### GIVEN INSTRUCTION
Leave the pictures out. Return all other data exactly.

### INFORMATION SUPPLIED
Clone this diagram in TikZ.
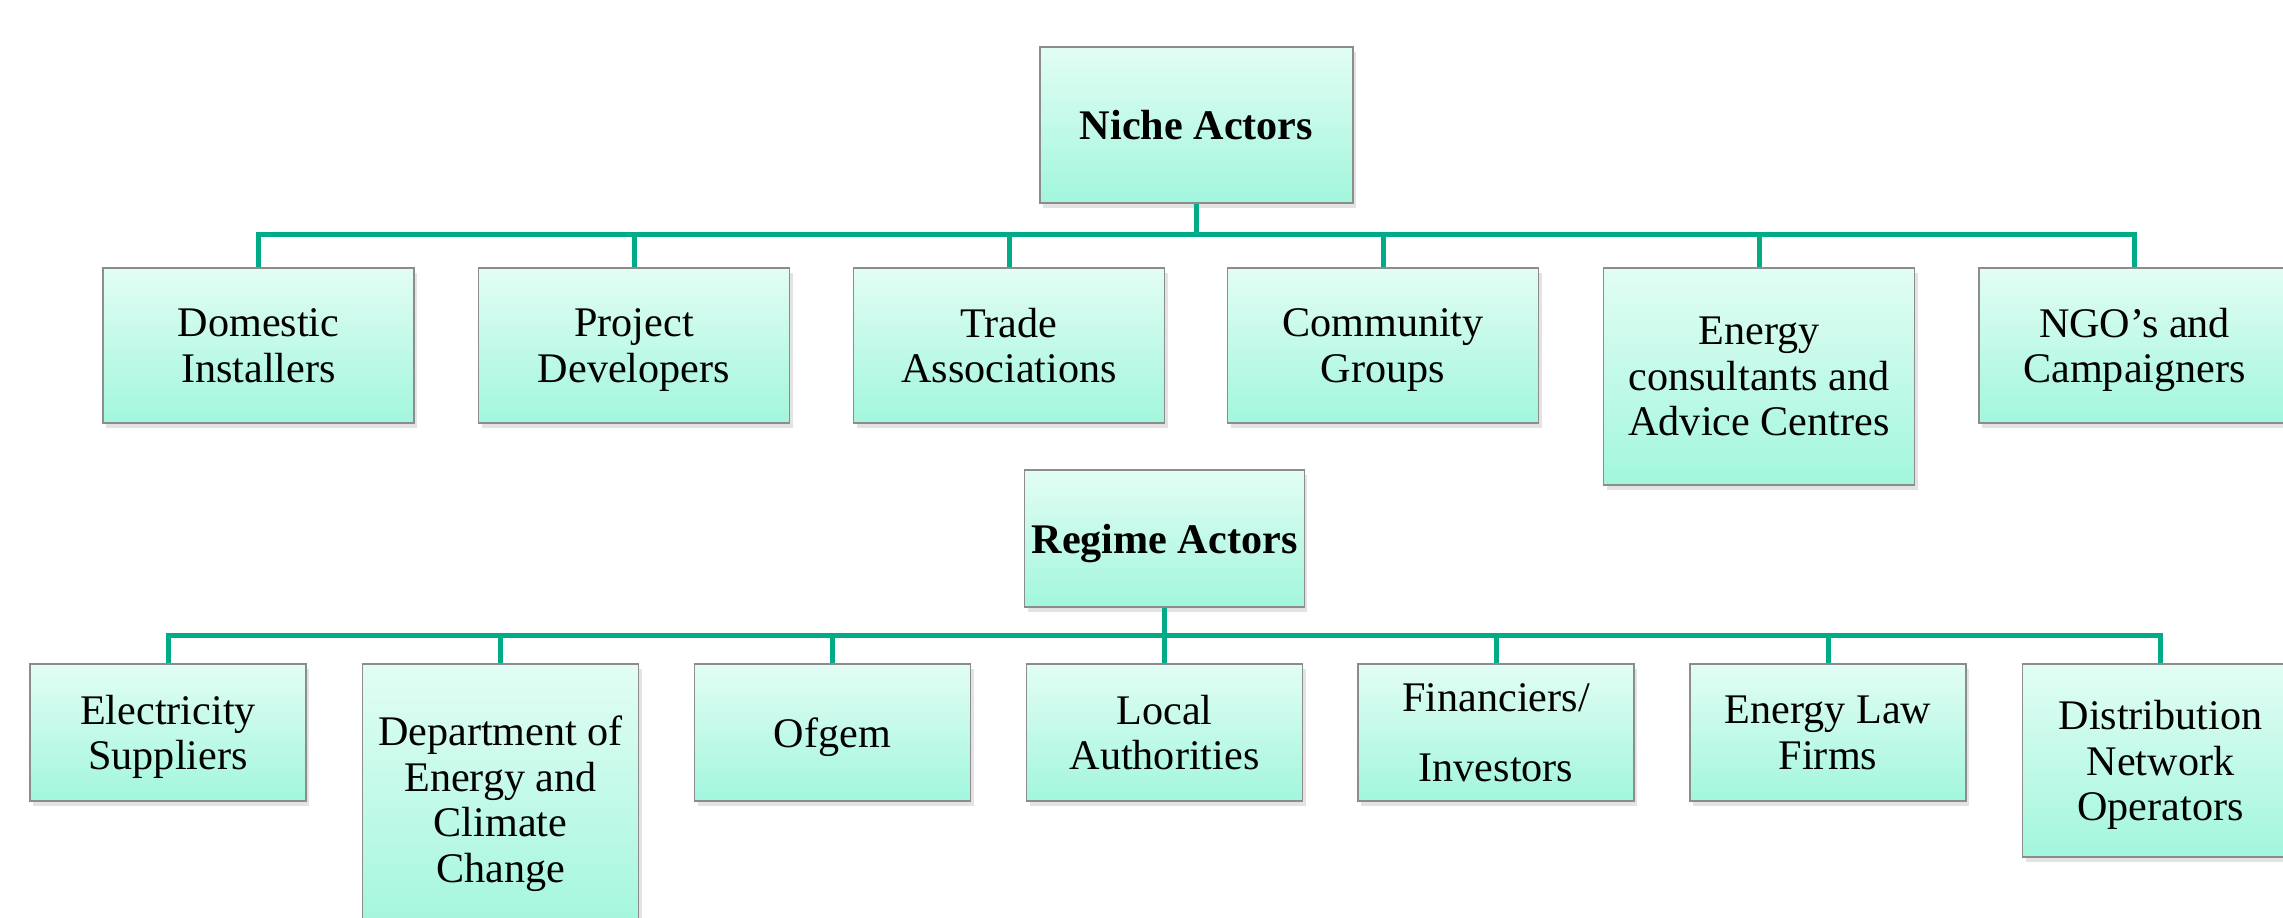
\documentclass[tikz,border=0pt]{standalone}
\usepackage{fontspec}
\setmainfont{Liberation Serif}
\usepackage{xcolor}
\definecolor{smteal}{RGB}{0,172,136}
\definecolor{smmint}{RGB}{226,253,244}
\definecolor{smmintdk}{RGB}{162,246,221}
\definecolor{smedge}{RGB}{140,140,140}
\usetikzlibrary{positioning,shadows}
\tikzset{
  abox/.style 2 args={draw=smedge, line width=0.5pt, top color=smmint, bottom color=smmintdk,
                      drop shadow={opacity=0.22, shadow xshift=0.03cm, shadow yshift=-0.05cm},
                      minimum width=#1cm, minimum height=#2cm, align=center, inner sep=2pt,
                      text depth=0pt, font=\fontsize{12}{13}\selectfont},
  ahead/.style 2 args={abox={#1}{#2}, font=\fontsize{12}{13}\selectfont\bfseries},
  bus/.style={draw=smteal, line width=0.05cm},
}

\begin{document}
\begin{tikzpicture}
\useasboundingbox (0,0) rectangle (22.83,9.18);
\clip (0,0) rectangle (22.83,9.18);

% Niche level
\node[ahead={3.13}{1.56}] (niche) at (11.965, 7.93) {Niche Actors};
\coordinate (nbus) at (11.965, 6.83);

\node[abox={3.11}{1.55}] (dom)   at (2.585, 5.725) {Domestic\\Installers};
\node[abox={3.11}{1.55}] (proj)  at (6.34, 5.725)  {Project\\Developers};
\node[abox={3.11}{1.55}] (trade) at (10.09, 5.725) {Trade\\Associations};
\node[abox={3.11}{1.55}] (comm)  at (13.83, 5.725) {Community\\Groups};
\node[abox={3.11}{2.17}] (cons)  at (17.59, 5.415) {Energy\\consultants and\\Advice Centres};
\node[abox={3.11}{1.55}] (ngo)   at (21.345, 5.725) {NGO’s and\\Campaigners};

\foreach \c in {dom,proj,trade,comm,cons,ngo}
  \draw[bus] (niche.south) -- (niche.south |- nbus) -| (\c.north);

% Regime level
\node[ahead={2.75}{1.37}] (regime) at (11.645, 3.795) {Regime Actors};
\coordinate (rbus) at (11.645, 2.82);

\node[abox={2.76}{1.37}] (elec)  at (1.68, 1.855)  {Electricity\\Suppliers};
\node[abox={2.76}{2.70}] (decc)  at (5.005, 1.19)  {Department of\\Energy and\\Climate\\Change};
\node[abox={2.76}{1.37}] (ofgem) at (8.325, 1.855) {Ofgem};
\node[abox={2.76}{1.37}] (local) at (11.645, 1.855) {Local\\Authorities};
\node[abox={2.76}{1.37}] (fin)   at (14.96, 1.855) {Financiers/\\[7pt]Investors};
\node[abox={2.76}{1.37}] (law)   at (18.28, 1.855) {Energy Law\\Firms};
\node[abox={2.76}{1.93}] (dno)   at (21.605, 1.575) {Distribution\\Network\\Operators};

\foreach \c in {elec,decc,ofgem,local,fin,law,dno}
  \draw[bus] (regime.south) -- (regime.south |- rbus) -| (\c.north);
\end{tikzpicture}
\end{document}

### FINISHED ANSWER
Clone this diagram in TikZ.
\documentclass[tikz,border=0pt]{standalone}
\usepackage{fontspec}
\setmainfont{Liberation Serif}
\usepackage{xcolor}
\definecolor{smteal}{RGB}{0,172,136}
\definecolor{smmint}{RGB}{226,253,244}
\definecolor{smmintdk}{RGB}{162,246,221}
\definecolor{smedge}{RGB}{140,140,140}
\usetikzlibrary{positioning,shadows}
\tikzset{
  abox/.style 2 args={draw=smedge, line width=0.5pt, top color=smmint, bottom color=smmintdk,
                      drop shadow={opacity=0.22, shadow xshift=0.03cm, shadow yshift=-0.05cm},
                      minimum width=#1cm, minimum height=#2cm, align=center, inner sep=2pt,
                      text depth=0pt, font=\fontsize{12}{13}\selectfont},
  ahead/.style 2 args={abox={#1}{#2}, font=\fontsize{12}{13}\selectfont\bfseries},
  bus/.style={draw=smteal, line width=0.05cm},
}

\begin{document}
\begin{tikzpicture}
\useasboundingbox (0,0) rectangle (22.83,9.18);
\clip (0,0) rectangle (22.83,9.18);

% Niche level
\node[ahead={3.13}{1.56}] (niche) at (11.965, 7.93) {Niche Actors};
\coordinate (nbus) at (11.965, 6.83);

\node[abox={3.11}{1.55}] (dom)   at (2.585, 5.725) {Domestic\\Installers};
\node[abox={3.11}{1.55}] (proj)  at (6.34, 5.725)  {Project\\Developers};
\node[abox={3.11}{1.55}] (trade) at (10.09, 5.725) {Trade\\Associations};
\node[abox={3.11}{1.55}] (comm)  at (13.83, 5.725) {Community\\Groups};
\node[abox={3.11}{2.17}] (cons)  at (17.59, 5.415) {Energy\\consultants and\\Advice Centres};
\node[abox={3.11}{1.55}] (ngo)   at (21.345, 5.725) {NGO’s and\\Campaigners};

\foreach \c in {dom,proj,trade,comm,cons,ngo}
  \draw[bus] (niche.south) -- (niche.south |- nbus) -| (\c.north);

% Regime level
\node[ahead={2.75}{1.37}] (regime) at (11.645, 3.795) {Regime Actors};
\coordinate (rbus) at (11.645, 2.82);

\node[abox={2.76}{1.37}] (elec)  at (1.68, 1.855)  {Electricity\\Suppliers};
\node[abox={2.76}{2.70}] (decc)  at (5.005, 1.19)  {Department of\\Energy and\\Climate\\Change};
\node[abox={2.76}{1.37}] (ofgem) at (8.325, 1.855) {Ofgem};
\node[abox={2.76}{1.37}] (local) at (11.645, 1.855) {Local\\Authorities};
\node[abox={2.76}{1.37}] (fin)   at (14.96, 1.855) {Financiers/\\[7pt]Investors};
\node[abox={2.76}{1.37}] (law)   at (18.28, 1.855) {Energy Law\\Firms};
\node[abox={2.76}{1.93}] (dno)   at (21.605, 1.575) {Distribution\\Network\\Operators};

\foreach \c in {elec,decc,ofgem,local,fin,law,dno}
  \draw[bus] (regime.south) -- (regime.south |- rbus) -| (\c.north);
\end{tikzpicture}
\end{document}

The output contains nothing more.